Why Confirmed Cases Are So Low ...

http://www.dallasnews.com/sharedcontent/APStories/stories/D97TR2582.html

Commissioner: Flu testing load a ‘challenge’

05/02/2009

By KELLEY SHANNON / Associated Press

Keeping up with lab testing of suspected swine flu samples from around the state has been difficult in dealing with the outbreak in Texas, where 28 cases are confirmed, Health Commissioner Dr. David Lakey said Friday.

“The challenge has been that a lot of samples have been sent,” Lakey told doctors at a Texas Medical Association meeting. He said he’s working to arrange for extra equipment and people to step up the pace of the testing in response to demand.

Lakey said he wants to get results out more quickly so local officials can make public health decisions.
[snip]
Lakey repeated that the state has 1.7 million antiviral courses in place at the moment, in addition to antiviral doses available in the private sector.

“I don’t want you to have to delay putting somebody on medicines waiting for our confirmation tests,” he said.

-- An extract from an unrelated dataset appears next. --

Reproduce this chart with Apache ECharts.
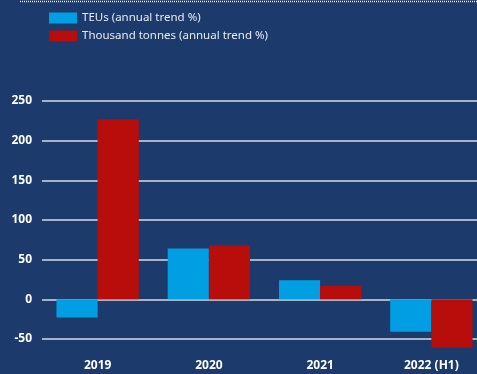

A spokesman for the Texas Department of State Health Services said in Friday’s online edition of the Austin American-Statesman that only 181 of 2,492 nasal swabs from around the state have been tested so far.

Spokesman Doug McBride said the agency’s one machine couldn’t keep up with the number of samples received. He said they are adding three more machines, training more staff, running two shifts and operating the lab seven days a week.

More than 1,500 samples were sent from Travis County, local officials said, adding that many weren’t believed to be possible swine flu cases but were sent as a precaution.

Dr. Edward Sherwood, chair of the TMA’s infectious diseases committee, said he did not know the precise turnaround time for testing samples, but estimated it at three to five days based on information he was given. He noted that often by the fifth day of an ordinary flu illness the patient is beginning to feel better.

Sherwood explained that rapid flu tests can be conducted in a doctor’s office, but those are not as precise as viral culture and polymerase chain reaction tests that are conducted in a laboratory and can pinpoint swine flu, technically called the H1N1 virus.

Guadalupe County leads the state with nine confirmed cases, and county judge Mike Wiggins said Thursday there are another 14 “highly probable” cases and about 100 suspected cases awaiting further testing. He said the backlog in testing has gone from getting confirmation as quickly as within 24 hours to potentially as long as a week.
[snip]
“What we’re doing now, we’re looking at cases of high probability more so than confirmation of cases because it’s taking so long,” Wiggins said.

One doctor asked Lakey on Friday what the threshold should be for sending in a sample for confirmation testing. Lakey said if there are no confirmed cases in an area, but there is a suspected case, that would be an important sample to test so that public health officials can make informed decisions. Other criteria include how sick a patient is and whether the patient is hospitalized, he said.

Sherwood said he thinks the government and public response to the new strain of flu is an “appropriate overreaction.”

“Better to close the schools and be criticized later than to not close the schools and have some dire consequences for the children,” he said.